_Challenge_. Give a verbatim copy of the lines below, minus the pictures.

_Information provided_.
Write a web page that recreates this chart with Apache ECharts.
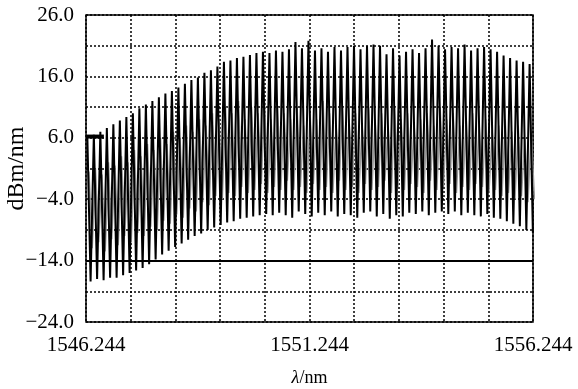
<!DOCTYPE html>
<html>
<head>
<meta charset="utf-8">
<script src="https://cdn.jsdelivr.net/npm/echarts@6/dist/echarts.min.js"></script>
<style>
  html, body { margin: 0; padding: 0; background: #fff; }
  #chart { width: 578px; height: 389px; }
</style>
</head>
<body>
<div id="chart"></div>
<script>
// 起始波长 / 峰间距 (nm)
var startWl = 1546.244;
var peakStart = 0.03;
var peakSpacing = 0.1455;
var yOffset = 24; // 纵轴从 -24 开始

// 黑色谱线: 每个峰的峰值和峰后谷值 (dBm/nm)
var peakHigh = [
  6.2, 6.5, 7.0, 7.6, 8.2, 8.8, 9.4, 10.0, 10.8, 11.4,
  12.0, 12.6, 13.2, 13.6, 14.2, 14.8, 15.4, 15.8, 16.6, 17.0,
  17.6, 18.4, 18.6, 19.0, 19.2, 19.5, 19.8, 20.0, 19.8, 20.2,
  20.0, 20.4, 21.6, 20.6, 21.8, 20.2, 20.6, 20.0, 20.8, 20.2,
  20.8, 21.0, 20.4, 21.0, 21.2, 21.0, 19.6, 20.6, 19.4, 20.0,
  20.4, 19.8, 20.6, 22.0, 21.0, 20.4, 20.8, 20.6, 21.2, 20.2,
  20.6, 20.8, 20.4, 20.0, 19.4, 19.0, 18.6, 18.4, 18.0
];
var peakLow = [
  -17.4, -17.0, -17.2, -16.8, -16.8, -16.4, -16.0, -15.6, -15.2, -14.6,
  -13.8, -13.0, -12.4, -11.8, -11.2, -10.6, -10.0, -9.6, -9.0, -8.6,
  -8.2, -7.8, -7.6, -7.2, -7.0, -6.8, -6.6, -6.4, -6.6, -6.2,
  -6.6, -7.0, -6.0, -6.4, -6.8, -6.2, -6.6, -6.0, -6.8, -6.4,
  -6.6, -7.0, -6.2, -6.0, -6.8, -6.4, -7.2, -6.6, -6.8, -6.2,
  -6.4, -6.0, -6.6, -6.2, -6.0, -6.4, -6.0, -6.6, -6.2, -6.6,
  -6.8, -6.4, -7.0, -7.2, -7.6, -8.0, -8.4, -9.0, -9.4
];
// 灰色谱线
var grayHigh = [
  0.5, 1.0, 0.0, 2.0, 1.5, 3.0, 2.0, 4.0, 3.0, 5.0,
  4.0, 6.0, 5.0, 7.0, 6.0, 8.0, 7.0, 9.0, 8.0, 10.0,
  9.0, 11.0, 10.0, 12.0, 9.0, 11.0, 10.0, 12.0, 9.0, 11.0,
  10.0, 9.0, 11.0, 8.0, 10.0, 9.0, 12.0, 10.0, 8.0, 11.0,
  9.0, 10.0, 8.0, 11.0, 9.0, 10.0, 8.0, 11.0, 9.0, 10.0,
  8.0, 9.0, 10.0, 8.0, 11.0, 9.0, 10.0, 8.0, 9.0, 10.0,
  8.0, 9.0, 7.0, 8.0, 9.0, 7.0, 8.0, 6.0, 7.0
];
var grayLow = [
  -12.0, -11.0, -12.5, -10.5, -11.5, -10.0, -11.0, -9.5, -10.0, -8.5,
  -9.0, -7.5, -8.0, -6.5, -7.0, -5.5, -6.0, -4.5, -5.0, -3.5,
  -4.0, -3.0, -3.5, -2.0, -3.0, -2.5, -1.5, -3.0, -2.0, -2.5,
  -1.0, -2.5, -2.0, -3.0, -1.5, -2.5, -2.0, -3.0, -1.0, -2.5,
  -2.0, -3.0, -1.5, -2.5, -2.0, -1.0, -3.0, -2.0, -2.5, -1.5,
  -2.0, -3.0, -1.0, -2.5, -2.0, -1.5, -3.0, -2.0, -2.5, -1.5,
  -2.0, -3.0, -2.5, -3.5, -3.0, -4.0, -3.5, -4.5, -4.0
];
// 左上角短线 (约 6 dBm/nm)
var markerLevel = 6.2;
var markerSpan = [0, 0.4];
// 参考水平线
var refLevel = -14;

var xLabels = [1546.244, 1551.244, 1556.244];

var font = "'Times New Roman', 'Liberation Serif', serif";

function fmtY(v) {
  var s = Math.abs(v).toFixed(1);
  return v < 0 ? '\u2212' + s : s;
}

var blackData = [];
var grayData = [];
peakHigh.forEach(function (h, k) {
  var x0 = peakStart + k * peakSpacing;
  blackData.push([x0, h + yOffset]);
  blackData.push([x0 + peakSpacing / 2, peakLow[k] + yOffset]);
  grayData.push([x0 + peakSpacing * 0.25, grayHigh[k] + yOffset]);
  grayData.push([x0 + peakSpacing * 0.75, grayLow[k] + yOffset]);
});

var chart = echarts.init(document.getElementById('chart'));
chart.setOption({
  animation: false,
  backgroundColor: '#fff',
  grid: {
    left: 86, right: 45, top: 15, bottom: 67,
    outerBoundsMode: 'none',
    containLabel: false,
    show: true, borderColor: '#000', borderWidth: 1.5
  },
  xAxis: {
    type: 'value',
    min: 0, max: 10, interval: 1,
    name: '{i|λ}{n|/nm}',
    nameLocation: 'middle',
    nameGap: 47,
    nameMoveOverlap: false,
    nameTextStyle: {
      rich: {
        i: { fontFamily: font, fontSize: 18, fontStyle: 'italic', color: '#000' },
        n: { fontFamily: font, fontSize: 18, color: '#000' }
      }
    },
    axisLine: { show: false },
    axisTick: { show: false },
    axisLabel: {
      margin: 13,
      fontFamily: font, fontSize: 21, color: '#000',
      formatter: function (v) {
        var wl = +(startWl + v).toFixed(3);
        return xLabels.indexOf(wl) >= 0 ? wl.toFixed(3) : '';
      }
    },
    splitLine: { show: true, lineStyle: { color: '#000', type: [2, 2], width: 1.5 } }
  },
  yAxis: {
    type: 'value',
    min: 0, max: 50, interval: 5,
    name: 'dBm/nm',
    nameLocation: 'middle',
    nameGap: 57,
    nameMoveOverlap: false,
    nameTextStyle: { fontFamily: font, fontSize: 24, color: '#000' },
    axisLine: { show: false },
    axisTick: { show: false },
    axisLabel: {
      margin: 12,
      fontFamily: font, fontSize: 21, color: '#000',
      formatter: function (v) {
        return v % 10 === 0 ? fmtY(v - yOffset) : '';
      }
    },
    splitLine: { show: true, lineStyle: { color: '#000', type: [2, 2], width: 1.5 } }
  },
  series: [
    {
      type: 'line',
      data: grayData,
      symbol: 'none',
      lineStyle: { color: '#9a9a9a', width: 1.5 },
      z: 2
    },
    {
      type: 'line',
      data: blackData,
      symbol: 'none',
      lineStyle: { color: '#000', width: 2 },
      z: 3,
      markLine: {
        silent: true,
        symbol: 'none',
        label: { show: false },
        lineStyle: { color: '#000', type: 'solid', width: 2 },
        data: [{ yAxis: refLevel + yOffset }]
      }
    },
    {
      type: 'line',
      data: [[markerSpan[0], markerLevel + yOffset], [markerSpan[1], markerLevel + yOffset]],
      symbol: 'none',
      lineStyle: { color: '#000', width: 4 },
      z: 4
    }
  ]
});
</script>
</body>
</html>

_Final result_.
Write a web page that recreates this chart with Apache ECharts.
<!DOCTYPE html>
<html>
<head>
<meta charset="utf-8">
<script src="https://cdn.jsdelivr.net/npm/echarts@6/dist/echarts.min.js"></script>
<style>
  html, body { margin: 0; padding: 0; background: #fff; }
  #chart { width: 578px; height: 389px; }
</style>
</head>
<body>
<div id="chart"></div>
<script>
// 起始波长 / 峰间距 (nm)
var startWl = 1546.244;
var peakStart = 0.03;
var peakSpacing = 0.1455;
var yOffset = 24; // 纵轴从 -24 开始

// 黑色谱线: 每个峰的峰值和峰后谷值 (dBm/nm)
var peakHigh = [
  6.2, 6.5, 7.0, 7.6, 8.2, 8.8, 9.4, 10.0, 10.8, 11.4,
  12.0, 12.6, 13.2, 13.6, 14.2, 14.8, 15.4, 15.8, 16.6, 17.0,
  17.6, 18.4, 18.6, 19.0, 19.2, 19.5, 19.8, 20.0, 19.8, 20.2,
  20.0, 20.4, 21.6, 20.6, 21.8, 20.2, 20.6, 20.0, 20.8, 20.2,
  20.8, 21.0, 20.4, 21.0, 21.2, 21.0, 19.6, 20.6, 19.4, 20.0,
  20.4, 19.8, 20.6, 22.0, 21.0, 20.4, 20.8, 20.6, 21.2, 20.2,
  20.6, 20.8, 20.4, 20.0, 19.4, 19.0, 18.6, 18.4, 18.0
];
var peakLow = [
  -17.4, -17.0, -17.2, -16.8, -16.8, -16.4, -16.0, -15.6, -15.2, -14.6,
  -13.8, -13.0, -12.4, -11.8, -11.2, -10.6, -10.0, -9.6, -9.0, -8.6,
  -8.2, -7.8, -7.6, -7.2, -7.0, -6.8, -6.6, -6.4, -6.6, -6.2,
  -6.6, -7.0, -6.0, -6.4, -6.8, -6.2, -6.6, -6.0, -6.8, -6.4,
  -6.6, -7.0, -6.2, -6.0, -6.8, -6.4, -7.2, -6.6, -6.8, -6.2,
  -6.4, -6.0, -6.6, -6.2, -6.0, -6.4, -6.0, -6.6, -6.2, -6.6,
  -6.8, -6.4, -7.0, -7.2, -7.6, -8.0, -8.4, -9.0, -9.4
];
// 灰色谱线
var grayHigh = [
  0.5, 1.0, 0.0, 2.0, 1.5, 3.0, 2.0, 4.0, 3.0, 5.0,
  4.0, 6.0, 5.0, 7.0, 6.0, 8.0, 7.0, 9.0, 8.0, 10.0,
  9.0, 11.0, 10.0, 12.0, 9.0, 11.0, 10.0, 12.0, 9.0, 11.0,
  10.0, 9.0, 11.0, 8.0, 10.0, 9.0, 12.0, 10.0, 8.0, 11.0,
  9.0, 10.0, 8.0, 11.0, 9.0, 10.0, 8.0, 11.0, 9.0, 10.0,
  8.0, 9.0, 10.0, 8.0, 11.0, 9.0, 10.0, 8.0, 9.0, 10.0,
  8.0, 9.0, 7.0, 8.0, 9.0, 7.0, 8.0, 6.0, 7.0
];
var grayLow = [
  -12.0, -11.0, -12.5, -10.5, -11.5, -10.0, -11.0, -9.5, -10.0, -8.5,
  -9.0, -7.5, -8.0, -6.5, -7.0, -5.5, -6.0, -4.5, -5.0, -3.5,
  -4.0, -3.0, -3.5, -2.0, -3.0, -2.5, -1.5, -3.0, -2.0, -2.5,
  -1.0, -2.5, -2.0, -3.0, -1.5, -2.5, -2.0, -3.0, -1.0, -2.5,
  -2.0, -3.0, -1.5, -2.5, -2.0, -1.0, -3.0, -2.0, -2.5, -1.5,
  -2.0, -3.0, -1.0, -2.5, -2.0, -1.5, -3.0, -2.0, -2.5, -1.5,
  -2.0, -3.0, -2.5, -3.5, -3.0, -4.0, -3.5, -4.5, -4.0
];
// 左上角短线 (约 6 dBm/nm)
var markerLevel = 6.2;
var markerSpan = [0, 0.4];
// 参考水平线
var refLevel = -14;

var xLabels = [1546.244, 1551.244, 1556.244];

var font = "'Times New Roman', 'Liberation Serif', serif";

function fmtY(v) {
  var s = Math.abs(v).toFixed(1);
  return v < 0 ? '\u2212' + s : s;
}

var blackData = [];
var grayData = [];
peakHigh.forEach(function (h, k) {
  var x0 = peakStart + k * peakSpacing;
  blackData.push([x0, h + yOffset]);
  blackData.push([x0 + peakSpacing / 2, peakLow[k] + yOffset]);
  grayData.push([x0 + peakSpacing * 0.25, grayHigh[k] + yOffset]);
  grayData.push([x0 + peakSpacing * 0.75, grayLow[k] + yOffset]);
});

var chart = echarts.init(document.getElementById('chart'));
chart.setOption({
  animation: false,
  backgroundColor: '#fff',
  grid: {
    left: 86, right: 45, top: 15, bottom: 67,
    outerBoundsMode: 'none',
    containLabel: false,
    show: true, borderColor: '#000', borderWidth: 1.5
  },
  xAxis: {
    type: 'value',
    min: 0, max: 10, interval: 1,
    name: '{i|λ}{n|/nm}',
    nameLocation: 'middle',
    nameGap: 47,
    nameMoveOverlap: false,
    nameTextStyle: {
      rich: {
        i: { fontFamily: font, fontSize: 18, fontStyle: 'italic', color: '#000' },
        n: { fontFamily: font, fontSize: 18, color: '#000' }
      }
    },
    axisLine: { show: false },
    axisTick: { show: false },
    axisLabel: {
      margin: 13,
      fontFamily: font, fontSize: 21, color: '#000',
      formatter: function (v) {
        var wl = +(startWl + v).toFixed(3);
        return xLabels.indexOf(wl) >= 0 ? wl.toFixed(3) : '';
      }
    },
    splitLine: { show: true, lineStyle: { color: '#000', type: [2, 2], width: 1.5 } }
  },
  yAxis: {
    type: 'value',
    min: 0, max: 50, interval: 5,
    name: 'dBm/nm',
    nameLocation: 'middle',
    nameGap: 57,
    nameMoveOverlap: false,
    nameTextStyle: { fontFamily: font, fontSize: 24, color: '#000' },
    axisLine: { show: false },
    axisTick: { show: false },
    axisLabel: {
      margin: 12,
      fontFamily: font, fontSize: 21, color: '#000',
      formatter: function (v) {
        return v % 10 === 0 ? fmtY(v - yOffset) : '';
      }
    },
    splitLine: { show: true, lineStyle: { color: '#000', type: [2, 2], width: 1.5 } }
  },
  series: [
    {
      type: 'line',
      data: grayData,
      symbol: 'none',
      lineStyle: { color: '#9a9a9a', width: 1.5 },
      z: 2
    },
    {
      type: 'line',
      data: blackData,
      symbol: 'none',
      lineStyle: { color: '#000', width: 2 },
      z: 3,
      markLine: {
        silent: true,
        symbol: 'none',
        label: { show: false },
        lineStyle: { color: '#000', type: 'solid', width: 2 },
        data: [{ yAxis: refLevel + yOffset }]
      }
    },
    {
      type: 'line',
      data: [[markerSpan[0], markerLevel + yOffset], [markerSpan[1], markerLevel + yOffset]],
      symbol: 'none',
      lineStyle: { color: '#000', width: 4 },
      z: 4
    }
  ]
});
</script>
</body>
</html>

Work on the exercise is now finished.